Limits to Scientific Knowledge

In the spring of 1994, a workshop on Limits to Scientific Knowledge was held at the Santa Fe Institute, organized by John Casti and Joseph Traub, on a special invitation from Ralph Gomery, president of the Alfred P. Sloan Foundation, which sponsored the workshop. Participants covered a range of disciplines, form mathematics, physics and chemistry to biology, computer science, psychology and economics.

It was a wonderfully freewheeling workshop, in which the participants were invited to look at their usual area of specialization with new eyes. Rather than focusing on what was already known and what was likely to be known soon, the debate ranged over the question whether there were any intrinsic limits to scientific knowledge, and if so, what we could say about them. Stimulated by this meeting, I took part in the following four follow-up programs.

Sloan Program

Roger Shepard
During the first limits workshop, I met Roger Shepard, a cognitive psychologist from Stanford who spent a sabbatical year at the Santa Fe Institute. We hit it right off, and when it the meeting ended with the announcement that the Sloan Foundation offered a few grants for people to follow up on the study of limits to scientific knowledge, Roger and I quickly decided to apply. Having a theoretical astrophysicist and cognitive psychologist work together was probably not what the organizers expected to happen, but we got our grant, as well as a follow-up grant the next year.

We used these opportunities to organize a series of smaller workshops, with typically half a dozen participants. One meeting, on The Paradox of Limits, with Mel Cohen, Robert Rosen, and Otto Rossler, focused on the positive side of limits within any given framework, in that they can point beyond the very framework in which they are defined. Another meeting, From Foundations to Horizons, with Yoko Arisaka, Ronald Bruzina, Ryoichi Hosokawa, and Brian Smith, was centered on a discussion of different notions of context and horizon in physics, cognitive psychology, computer science, and philosophy. For more information, see parts of our 1994/5 report and 1995/6 report.
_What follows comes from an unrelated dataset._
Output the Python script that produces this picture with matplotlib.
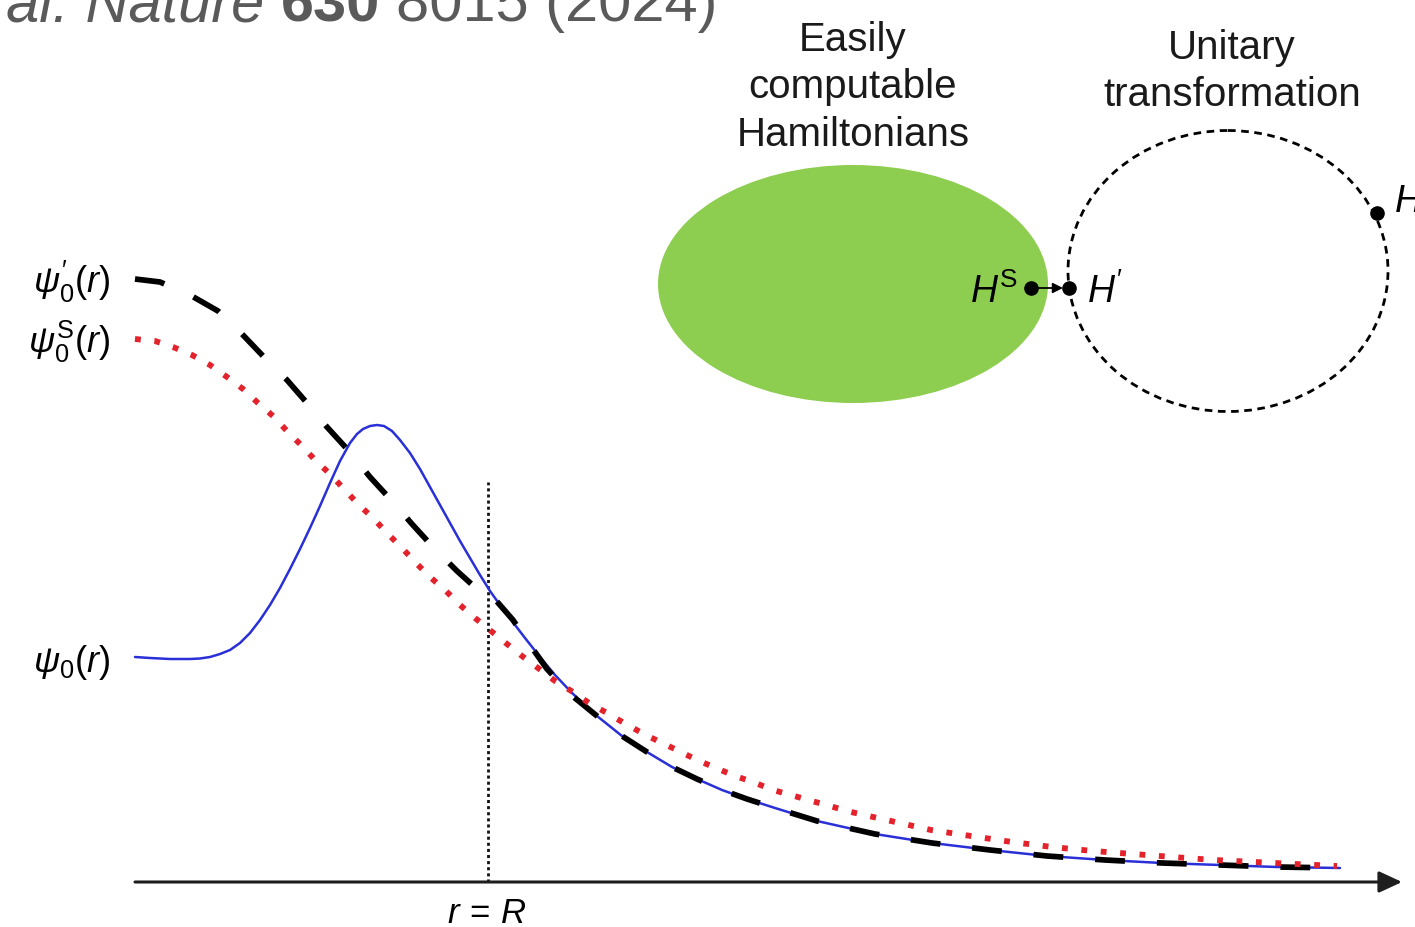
import matplotlib
matplotlib.use("Agg")
import matplotlib.pyplot as plt
from matplotlib.patches import Ellipse, FancyArrowPatch

plt.rcParams['font.family'] = ['Liberation Sans', 'DejaVu Sans']
plt.rcParams['mathtext.fontset'] = 'custom'
plt.rcParams['mathtext.rm'] = 'Liberation Sans'
plt.rcParams['mathtext.it'] = 'Liberation Sans:italic'
plt.rcParams['mathtext.bf'] = 'Liberation Sans:bold'
plt.rcParams['mathtext.sf'] = 'Liberation Sans'
plt.rcParams['lines.scale_dashes'] = False

# ---------------------------------------------------------------- data
# radial coordinate r and wavefunction amplitudes (schematic units)
R_BOUNDARY = 3.53

r_prime = [0.00, 0.25, 0.55, 0.83, 1.07, 1.28, 1.52, 1.72, 1.92, 2.13, 2.35,
           2.57, 2.77, 2.98, 3.22, 3.43, 3.58, 3.78, 3.95, 4.12, 4.35, 4.62,
           4.87, 5.12, 5.37, 5.62, 5.87, 6.12, 6.40, 6.82, 7.40, 7.97, 8.55,
           9.12, 9.70, 10.27, 10.85, 11.42, 12.05]
psi_prime = [6.03, 6.00, 5.87, 5.71, 5.48, 5.26, 5.02, 4.79, 4.55, 4.32, 4.05,
             3.81, 3.58, 3.35, 3.11, 2.92, 2.85, 2.62, 2.37, 2.13, 1.88, 1.66,
             1.46, 1.30, 1.15, 1.03, 0.92, 0.83, 0.74, 0.61, 0.48, 0.39, 0.32,
             0.26, 0.22, 0.19, 0.17, 0.15, 0.14]

r_true = [0.00, 0.15, 0.35, 0.55, 0.65, 0.75, 0.85, 0.95, 1.05, 1.15, 1.25,
          1.35, 1.45, 1.55, 1.65, 1.75, 1.85, 1.95, 2.05, 2.15, 2.22, 2.28,
          2.35, 2.42, 2.49, 2.57, 2.65, 2.75, 2.85, 2.95, 3.05, 3.15, 3.25,
          3.35, 3.45, 3.55, 3.65, 3.77, 3.90, 4.05, 4.20, 4.37, 4.62, 4.87,
          5.12, 5.37, 5.62, 5.87, 6.12, 6.40, 6.82, 7.40, 7.97, 8.55, 9.12,
          9.70, 10.27, 10.85, 11.42, 12.05]
psi_true = [2.25, 2.24, 2.23, 2.23, 2.235, 2.25, 2.28, 2.32, 2.39, 2.49, 2.62,
            2.77, 2.94, 3.13, 3.33, 3.54, 3.76, 3.99, 4.21, 4.39, 4.48, 4.53,
            4.56, 4.57, 4.56, 4.51, 4.42, 4.29, 4.13, 3.95, 3.77, 3.59, 3.41,
            3.24, 3.07, 2.91, 2.77, 2.61, 2.44, 2.25, 2.07, 1.89, 1.66, 1.46,
            1.30, 1.15, 1.03, 0.92, 0.83, 0.74, 0.61, 0.48, 0.39, 0.32, 0.26,
            0.22, 0.19, 0.17, 0.15, 0.14]

r_simple = [0.00, 0.20, 0.38, 0.57, 0.75, 0.92, 1.08, 1.23, 1.38, 1.52, 1.67,
            1.81, 1.95, 2.09, 2.23, 2.38, 2.52, 2.67, 2.81, 2.95, 3.10, 3.25,
            3.40, 3.56, 3.72, 3.87, 4.03, 4.20, 4.38, 4.54, 4.72, 4.89, 5.07,
            5.25, 5.44, 5.62, 5.81, 6.00, 6.18, 6.38, 6.77, 7.16, 7.56, 7.96,
            8.36, 8.77, 9.17, 9.58, 9.98, 10.38, 10.79, 11.20, 11.60, 12.02]
psi_simple = [5.43, 5.41, 5.35, 5.27, 5.17, 5.05, 4.93, 4.79, 4.66, 4.51, 4.36,
              4.21, 4.08, 3.93, 3.78, 3.64, 3.49, 3.34, 3.19, 3.05, 2.92, 2.77,
              2.64, 2.51, 2.38, 2.26, 2.14, 2.01, 1.90, 1.79, 1.69, 1.59, 1.49,
              1.40, 1.31, 1.22, 1.14, 1.06, 1.00, 0.92, 0.81, 0.70, 0.61, 0.52,
              0.46, 0.40, 0.35, 0.31, 0.28, 0.25, 0.22, 0.20, 0.18, 0.16]

curve_labels = [r"$\psi_0'(r)$", r"$\psi_0^{\mathrm{S}}(r)$", r"$\psi_0(r)$"]

# ---------------------------------------------------------------- figure
W, H, DPI = 1415, 928, 100
fig = plt.figure(figsize=(W / DPI, H / DPI), dpi=DPI)
fig.patch.set_facecolor('white')

# axes for the radial curves
ax = fig.add_axes([0, 0, 1, 1])
ax.set_xlim(-1.35, 12.80)
ax.set_ylim(-0.45, 8.83)
ax.axis('off')

# overlay in pixel space for the Hamiltonian sketch and labels
ov = fig.add_axes([0, 0, 1, 1], facecolor='none')
ov.set_xlim(0, W)
ov.set_ylim(H, 0)
ov.axis('off')

BLUE = '#2a30d8'
RED = '#e3222b'
GREEN = '#8dcd4f'
GREY = '#5a5a5a'

ax.plot(r_true, psi_true, color=BLUE, lw=1.8, zorder=3,
        solid_capstyle='round', solid_joinstyle='round')
ax.plot(r_prime, psi_prime, color='black', lw=4.1, dashes=(21.5, 23.0),
        dash_capstyle='butt', zorder=4)
ax.plot(r_simple, psi_simple, color=RED, lw=4.2, dashes=(4.2, 9.8),
        dash_capstyle='butt', zorder=5)

# r = R marker
ax.plot([R_BOUNDARY, R_BOUNDARY], [0, 4.00], color='#111111', lw=2.0,
        dashes=(2.2, 2.2), zorder=2)

# r axis
ax.add_patch(FancyArrowPatch((0, 0), (12.67, 0),
                             arrowstyle='-|>,head_length=14,head_width=6.5',
                             mutation_scale=1, lw=2.2, color='#1e1e1e',
                             shrinkA=0, shrinkB=0, zorder=6))

# curve labels
label_fs = 26
ov.text(110, 293, curve_labels[0], ha='right', va='baseline', fontsize=label_fs)
ov.text(110, 353, curve_labels[1], ha='right', va='baseline', fontsize=label_fs)
ov.text(110, 672, curve_labels[2], ha='right', va='baseline', fontsize=label_fs)
ov.text(487, 923, r"$r\,=\,R$", ha='center', va='baseline', fontsize=25)

# Hamiltonian space sketch
ov.add_patch(Ellipse((853, 285), 390, 238, facecolor=GREEN, edgecolor='none', zorder=1))
ov.add_patch(Ellipse((1228, 272), 320, 281, fill=False, edgecolor='black',
                     lw=2.0, linestyle=(0, (5.5, 4.0)), zorder=2))
ov.plot([1031, 1069, 1377], [289, 289, 214], 'o', color='black', ms=9.5, zorder=4)
ov.add_patch(FancyArrowPatch((1036, 289), (1063, 289),
                             arrowstyle='-|>,head_length=6,head_width=3',
                             mutation_scale=1, lw=1.3, color='black',
                             shrinkA=0, shrinkB=0, zorder=3))
ov.text(1018, 303, r"$H^{\mathrm{S}}$", ha='right', va='baseline', fontsize=27)
ov.text(1087, 303, r"$H'$", ha='left', va='baseline', fontsize=27)
ov.text(1394, 212, r"$H$", ha='left', va='baseline', fontsize=27)

head_fs = 29
for txt, y in [("Easily", 51), ("computable", 98), ("Hamiltonians", 146)]:
    ov.text(853, y, txt, ha='center', va='baseline', fontsize=head_fs, color='#1a1a1a')
for txt, y in [("Unitary", 59), ("transformation", 106)]:
    ov.text(1232, y, txt, ha='center', va='baseline', fontsize=head_fs, color='#1a1a1a')

# citation line along the top edge
cite_fs = 42.8
space = 0.278 * cite_fs * DPI / 72
renderer = fig.canvas.get_renderer()
t3 = ov.text(718, 21, "8015 (2024)", ha='right', va='baseline',
             fontsize=cite_fs, color=GREY)
x_next = t3.get_window_extent(renderer).x0 - space
t2 = ov.text(x_next, 21, "630", ha='right', va='baseline',
             fontsize=cite_fs, color=GREY, fontweight='bold')
x_next = t2.get_window_extent(renderer).x0 - space
ov.text(x_next, 21, "et al. Nature", ha='right', va='baseline',
        fontsize=cite_fs, color=GREY, fontstyle='italic')

fig.savefig('out.png', dpi=DPI, facecolor='white')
More recently, a meeting on limits was held at Columbia University, with the title ``Workshop on the Known, the Unknown, and the Unknowable .'' At that meeting I gave a talk on Gravitational Thermodynamics.

Boundaries as Bridges

In the late spring of 1995, a follow-up workshop was held in Lapland, far North of the arctic circle, in a research station in Abisko, in the middle of the tundra. The isolation together with the presence of sunlight day and night, and the fact that the beer in the refrigerator was always magically replenished, were all conducive to in-depths discussions about limits. For the proceedings, I wrote the paper: This was the first place in print where I addressed the question whether there are other dimensions of reality, equiprimordial with space and time.

Fundamental Sources of Unpredictability

In the spring of 1996, a workshop on Fundamental Sources of Unpredictability was held at the Santa Fe Institute, organized by James Hartle, Piet Hut, and Joseph Traub. The proceedings for that workshop were published as a special issue of Complexity, Vol. 3, No. 1. Here is one of the articles:
  • Gravitational Thermodynamics, by Hut, P., 1997, Complexity, 3, No. 1, pp. 38-45 (available in preprint form as astro-ph/9704286).

Varieties of Limits to Scientific Knowledge

David Ruelle
Joseph Traub
After attending this workshop, three of the participants returned to the Santa Fe Institute the following summer, to work out their views in more detail. The result was the paper In that paper we discussed the role that limits play in the real world, in our mathematical idealizations, and in the mappings between them. We also proposed a classification of limits, and suggested how and when limits to knowledge appear as challenges that can advance knowledge.

Ambiguity: Map, Territory and Reality

In the Summer of 1998, I was a Visiting Professor at the International Research Center for Japanese Studies (Nichibunken), in Kyoto, Japan. During that time, the Director, Hayao Kawai, and I made plans to hold a conference on the topic of Ambiguity in the Spring of 1999, together with Shinichi Nakazawa. During that conference, I presented a paper, titled Ambiguity at the Roots of Precision, in which I summarized my views of how we project territorial structures onto reality in order to describe it, and how that process gives rise to innate forms of ambiguity. This paper was published in 2003 in Japanese translation in the proceedings for the conference, Seikakusa no Kontei ni aru Aimaisa (Iwanami publ. comp.).